Dataset section -

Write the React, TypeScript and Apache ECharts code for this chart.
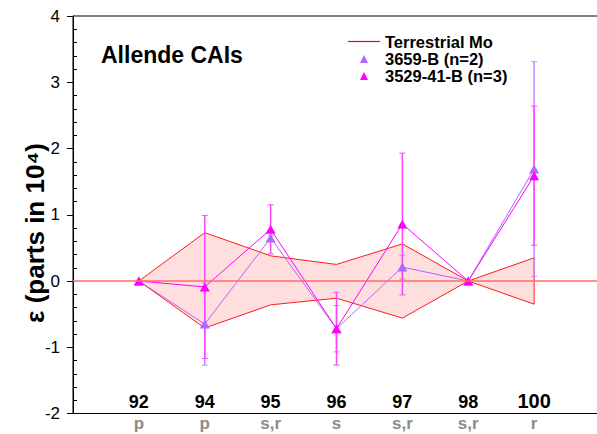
import React, { useEffect, useRef } from 'react';
import * as echarts from 'echarts';

const isotopes = ['92', '94', '95', '96', '97', '98', '100'];
const processes = ['p', 'p', 's,r', 's', 's,r', 's,r', 'r'];
const terrUpper = [0, 0.73, 0.38, 0.25, 0.56, 0, 0.35];
const terrLower = [0, -0.71, -0.36, -0.26, -0.56, 0, -0.35];
const s3659 = [0, -0.65, 0.65, -0.72, 0.21, 0, 1.69];
const s3659Err = [0, 0.62, 0.04, 0.35, 0.18, 0, 1.62];
const s3529 = [0, -0.09, 0.78, -0.72, 0.86, 0, 1.59];
const s3529Err = [0, 1.08, 0.37, 0.55, 1.07, 0, 1.05];
const yTicks = [-2, -1, 0, 1, 2, 3, 4];

const FONT = '"Liberation Sans", Arial, Helvetica, sans-serif';
const C_PURPLE = '#b266ff';
const C_MAG = '#ff00ff';
const idx = isotopes.map((_, i) => i);

// legend icons: invisible move-to points keep the 32x10 box so the mark keeps its shape
const LINE_ICON = 'path://M0,0M32,10M0,4.4H32V5.6H0Z';
const TRI_ICON = 'path://M0,0M32,10M12,9.5L16,1.5L20,9.5Z';

function errSeries(name: string, vals: number[], errs: number[], color: string, z: number) {
  return {
    type: 'custom',
    name,
    z,
    silent: true,
    data: idx.map((i) => [i, vals[i], errs[i]]),
    encode: { x: 0, y: 1 },
    renderItem: (params: any, api: any) => {
      const x = api.value(0);
      const v = api.value(1);
      const e = api.value(2);
      if (!e) return null;
      const top = api.coord([x, v + e]);
      const bot = api.coord([x, v - e]);
      const cap = 3;
      return {
        type: 'group',
        children: [
          { type: 'line', shape: { x1: top[0], y1: top[1], x2: bot[0], y2: bot[1] }, style: { stroke: color, lineWidth: 1.5 } },
          { type: 'line', shape: { x1: top[0] - cap, y1: top[1], x2: top[0] + cap, y2: top[1] }, style: { stroke: color, lineWidth: 1 } },
          { type: 'line', shape: { x1: bot[0] - cap, y1: bot[1], x2: bot[0] + cap, y2: bot[1] }, style: { stroke: color, lineWidth: 1 } },
        ],
      };
    },
  };
}

export default function App() {
  const ref = useRef<HTMLDivElement>(null);
  useEffect(() => {
    if (!ref.current) return;
    const chart = echarts.init(ref.current, null, { renderer: 'svg' });
    const option: any = {
      animation: false,
      backgroundColor: '#ffffff',
      grid: {
        left: 73,
        top: 16,
        width: 527,
        height: 397.5,
        show: true,
        borderColor: '#000',
        borderWidth: 1,
        backgroundColor: 'transparent',
        containLabel: false,
        outerBoundsMode: 'none',
      },
      title: {
        text: 'Allende CAIs',
        left: 101,
        top: 43,
        padding: 0,
        textStyle: { fontFamily: FONT, fontSize: 23, fontWeight: 'bold', color: '#000' },
      },
      legend: {
        orient: 'vertical',
        left: 348,
        top: 33,
        padding: 0,
        itemWidth: 32,
        itemHeight: 10,
        itemGap: 0,
        selectedMode: false,
        textStyle: { fontFamily: FONT, fontSize: 16.5, fontWeight: 'bold', color: '#000' },
        data: [
          { name: 'Terrestrial Mo', icon: LINE_ICON, itemStyle: { color: '#ff0000' } },
          { name: '3659-B (n=2)', icon: TRI_ICON },
          { name: '3529-41-B (n=3)', icon: TRI_ICON },
        ],
      },
      graphic: [
        {
          type: 'text',
          x: 35,
          y: 233,
          rotation: Math.PI / 2,
          style: {
            text: 'ε (parts in 10⁴)',
            font: `bold 26px ${FONT}`,
            fill: '#000',
            align: 'center',
            verticalAlign: 'middle',
          },
        },
      ],
      xAxis: [
        {
          type: 'value',
          min: -1,
          max: 7,
          interval: 1,
          position: 'bottom',
          axisLine: { show: true, onZero: false, lineStyle: { color: '#000', width: 1 } },
          axisTick: { show: false },
          splitLine: { show: false },
          axisLabel: {
            inside: true,
            margin: 3,
            fontFamily: FONT,
            fontSize: 18,
            fontWeight: 'bold',
            color: '#000',
            formatter: (v: number) => {
              const s = isotopes[v];
              if (!s) return '';
              return s.length > 2 ? `{big|${s}}` : s;
            },
            rich: { big: { fontFamily: FONT, fontSize: 20, fontWeight: 'bold', color: '#000' } },
          },
        },
        {
          type: 'value',
          min: -1,
          max: 7,
          interval: 1,
          position: 'bottom',
          offset: 0,
          axisLine: { show: false, onZero: false },
          axisTick: { show: false },
          splitLine: { show: false },
          axisLabel: {
            margin: 1,
            fontFamily: FONT,
            fontSize: 17,
            fontWeight: 'bold',
            color: '#8c8c8c',
            formatter: (v: number) => processes[v] ?? '',
          },
        },
      ],
      yAxis: [
        {
          type: 'value',
          min: yTicks[0],
          max: yTicks[yTicks.length - 1],
          interval: 1,
          position: 'left',
          axisLine: { show: true, onZero: false, lineStyle: { color: '#000', width: 1 } },
          axisTick: { show: true, length: 6, lineStyle: { color: '#000' } },
          axisLabel: { margin: 13, fontFamily: FONT, fontSize: 17, color: '#000' },
          splitLine: { show: false },
        },
        {
          type: 'value',
          min: yTicks[0],
          max: yTicks[yTicks.length - 1],
          interval: 1,
          position: 'left',
          offset: 0,
          axisLine: { show: false, onZero: false },
          axisTick: { show: false, inside: true },
          axisLabel: { show: false },
          splitLine: { show: false },
          minorTick: { show: true, splitNumber: 5, length: 4, lineStyle: { color: '#000' } },
        },
      ],
      series: [
        {
          type: 'custom',
          name: 'Terrestrial Mo',
          z: 1,
          silent: true,
          itemStyle: { color: '#ff0000' },
          data: idx.map((i) => [i, terrUpper[i], terrLower[i]]),
          encode: { x: 0, y: [1, 2] },
          renderItem: (params: any, api: any) => {
            if (params.dataIndex !== 0) return null;
            const pts = [
              ...idx.map((i) => api.coord([i, terrUpper[i]])),
              ...idx.slice().reverse().map((i) => api.coord([i, terrLower[i]])),
            ];
            return {
              type: 'polygon',
              shape: { points: pts },
              style: { fill: '#ffdede', stroke: '#ff1a1a', lineWidth: 1 },
            };
          },
        },
        errSeries('err3659', s3659, s3659Err, '#c386ff', 2),
        errSeries('err3529', s3529, s3529Err, '#ff44ff', 2),
        {
          type: 'line',
          name: '3659-B (n=2)',
          z: 3,
          data: idx.map((i) => [i, s3659[i]]),
          symbol: 'triangle',
          symbolSize: [10, 9],
          lineStyle: { color: C_PURPLE, width: 1 },
          itemStyle: { color: C_PURPLE },
          emphasis: { disabled: true },
          markLine: {
            silent: true,
            symbol: ['none', 'none'],
            label: { show: false },
            lineStyle: { color: '#ff6a6a', width: 1.5, type: 'solid' },
            data: [{ yAxis: 0 }],
          },
        },
        {
          type: 'line',
          name: '3529-41-B (n=3)',
          z: 3,
          data: idx.map((i) => [i, s3529[i]]),
          symbol: 'triangle',
          symbolSize: [10, 9],
          lineStyle: { color: C_MAG, width: 1 },
          itemStyle: { color: C_MAG },
          emphasis: { disabled: true },
        },
      ],
    };
    chart.setOption(option);
    return () => chart.dispose();
  }, []);
  return <div ref={ref} style={{ position: 'fixed', left: 0, top: 0, width: 597, height: 434 }} />;
}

Task details - Reproduce all of the data exactly, omitting each picture it holds.

Finished answer -
Write the React, TypeScript and Apache ECharts code for this chart.
import React, { useEffect, useRef } from 'react';
import * as echarts from 'echarts';

const isotopes = ['92', '94', '95', '96', '97', '98', '100'];
const processes = ['p', 'p', 's,r', 's', 's,r', 's,r', 'r'];
const terrUpper = [0, 0.73, 0.38, 0.25, 0.56, 0, 0.35];
const terrLower = [0, -0.71, -0.36, -0.26, -0.56, 0, -0.35];
const s3659 = [0, -0.65, 0.65, -0.72, 0.21, 0, 1.69];
const s3659Err = [0, 0.62, 0.04, 0.35, 0.18, 0, 1.62];
const s3529 = [0, -0.09, 0.78, -0.72, 0.86, 0, 1.59];
const s3529Err = [0, 1.08, 0.37, 0.55, 1.07, 0, 1.05];
const yTicks = [-2, -1, 0, 1, 2, 3, 4];

const FONT = '"Liberation Sans", Arial, Helvetica, sans-serif';
const C_PURPLE = '#b266ff';
const C_MAG = '#ff00ff';
const idx = isotopes.map((_, i) => i);

// legend icons: invisible move-to points keep the 32x10 box so the mark keeps its shape
const LINE_ICON = 'path://M0,0M32,10M0,4.4H32V5.6H0Z';
const TRI_ICON = 'path://M0,0M32,10M12,9.5L16,1.5L20,9.5Z';

function errSeries(name: string, vals: number[], errs: number[], color: string, z: number) {
  return {
    type: 'custom',
    name,
    z,
    silent: true,
    data: idx.map((i) => [i, vals[i], errs[i]]),
    encode: { x: 0, y: 1 },
    renderItem: (params: any, api: any) => {
      const x = api.value(0);
      const v = api.value(1);
      const e = api.value(2);
      if (!e) return null;
      const top = api.coord([x, v + e]);
      const bot = api.coord([x, v - e]);
      const cap = 3;
      return {
        type: 'group',
        children: [
          { type: 'line', shape: { x1: top[0], y1: top[1], x2: bot[0], y2: bot[1] }, style: { stroke: color, lineWidth: 1.5 } },
          { type: 'line', shape: { x1: top[0] - cap, y1: top[1], x2: top[0] + cap, y2: top[1] }, style: { stroke: color, lineWidth: 1 } },
          { type: 'line', shape: { x1: bot[0] - cap, y1: bot[1], x2: bot[0] + cap, y2: bot[1] }, style: { stroke: color, lineWidth: 1 } },
        ],
      };
    },
  };
}

export default function App() {
  const ref = useRef<HTMLDivElement>(null);
  useEffect(() => {
    if (!ref.current) return;
    const chart = echarts.init(ref.current, null, { renderer: 'svg' });
    const option: any = {
      animation: false,
      backgroundColor: '#ffffff',
      grid: {
        left: 73,
        top: 16,
        width: 527,
        height: 397.5,
        show: true,
        borderColor: '#000',
        borderWidth: 1,
        backgroundColor: 'transparent',
        containLabel: false,
        outerBoundsMode: 'none',
      },
      title: {
        text: 'Allende CAIs',
        left: 101,
        top: 43,
        padding: 0,
        textStyle: { fontFamily: FONT, fontSize: 23, fontWeight: 'bold', color: '#000' },
      },
      legend: {
        orient: 'vertical',
        left: 348,
        top: 33,
        padding: 0,
        itemWidth: 32,
        itemHeight: 10,
        itemGap: 0,
        selectedMode: false,
        textStyle: { fontFamily: FONT, fontSize: 16.5, fontWeight: 'bold', color: '#000' },
        data: [
          { name: 'Terrestrial Mo', icon: LINE_ICON, itemStyle: { color: '#ff0000' } },
          { name: '3659-B (n=2)', icon: TRI_ICON },
          { name: '3529-41-B (n=3)', icon: TRI_ICON },
        ],
      },
      graphic: [
        {
          type: 'text',
          x: 35,
          y: 233,
          rotation: Math.PI / 2,
          style: {
            text: 'ε (parts in 10⁴)',
            font: `bold 26px ${FONT}`,
            fill: '#000',
            align: 'center',
            verticalAlign: 'middle',
          },
        },
      ],
      xAxis: [
        {
          type: 'value',
          min: -1,
          max: 7,
          interval: 1,
          position: 'bottom',
          axisLine: { show: true, onZero: false, lineStyle: { color: '#000', width: 1 } },
          axisTick: { show: false },
          splitLine: { show: false },
          axisLabel: {
            inside: true,
            margin: 3,
            fontFamily: FONT,
            fontSize: 18,
            fontWeight: 'bold',
            color: '#000',
            formatter: (v: number) => {
              const s = isotopes[v];
              if (!s) return '';
              return s.length > 2 ? `{big|${s}}` : s;
            },
            rich: { big: { fontFamily: FONT, fontSize: 20, fontWeight: 'bold', color: '#000' } },
          },
        },
        {
          type: 'value',
          min: -1,
          max: 7,
          interval: 1,
          position: 'bottom',
          offset: 0,
          axisLine: { show: false, onZero: false },
          axisTick: { show: false },
          splitLine: { show: false },
          axisLabel: {
            margin: 1,
            fontFamily: FONT,
            fontSize: 17,
            fontWeight: 'bold',
            color: '#8c8c8c',
            formatter: (v: number) => processes[v] ?? '',
          },
        },
      ],
      yAxis: [
        {
          type: 'value',
          min: yTicks[0],
          max: yTicks[yTicks.length - 1],
          interval: 1,
          position: 'left',
          axisLine: { show: true, onZero: false, lineStyle: { color: '#000', width: 1 } },
          axisTick: { show: true, length: 6, lineStyle: { color: '#000' } },
          axisLabel: { margin: 13, fontFamily: FONT, fontSize: 17, color: '#000' },
          splitLine: { show: false },
        },
        {
          type: 'value',
          min: yTicks[0],
          max: yTicks[yTicks.length - 1],
          interval: 1,
          position: 'left',
          offset: 0,
          axisLine: { show: false, onZero: false },
          axisTick: { show: false, inside: true },
          axisLabel: { show: false },
          splitLine: { show: false },
          minorTick: { show: true, splitNumber: 5, length: 4, lineStyle: { color: '#000' } },
        },
      ],
      series: [
        {
          type: 'custom',
          name: 'Terrestrial Mo',
          z: 1,
          silent: true,
          itemStyle: { color: '#ff0000' },
          data: idx.map((i) => [i, terrUpper[i], terrLower[i]]),
          encode: { x: 0, y: [1, 2] },
          renderItem: (params: any, api: any) => {
            if (params.dataIndex !== 0) return null;
            const pts = [
              ...idx.map((i) => api.coord([i, terrUpper[i]])),
              ...idx.slice().reverse().map((i) => api.coord([i, terrLower[i]])),
            ];
            return {
              type: 'polygon',
              shape: { points: pts },
              style: { fill: '#ffdede', stroke: '#ff1a1a', lineWidth: 1 },
            };
          },
        },
        errSeries('err3659', s3659, s3659Err, '#c386ff', 2),
        errSeries('err3529', s3529, s3529Err, '#ff44ff', 2),
        {
          type: 'line',
          name: '3659-B (n=2)',
          z: 3,
          data: idx.map((i) => [i, s3659[i]]),
          symbol: 'triangle',
          symbolSize: [10, 9],
          lineStyle: { color: C_PURPLE, width: 1 },
          itemStyle: { color: C_PURPLE },
          emphasis: { disabled: true },
          markLine: {
            silent: true,
            symbol: ['none', 'none'],
            label: { show: false },
            lineStyle: { color: '#ff6a6a', width: 1.5, type: 'solid' },
            data: [{ yAxis: 0 }],
          },
        },
        {
          type: 'line',
          name: '3529-41-B (n=3)',
          z: 3,
          data: idx.map((i) => [i, s3529[i]]),
          symbol: 'triangle',
          symbolSize: [10, 9],
          lineStyle: { color: C_MAG, width: 1 },
          itemStyle: { color: C_MAG },
          emphasis: { disabled: true },
        },
      ],
    };
    chart.setOption(option);
    return () => chart.dispose();
  }, []);
  return <div ref={ref} style={{ position: 'fixed', left: 0, top: 0, width: 597, height: 434 }} />;
}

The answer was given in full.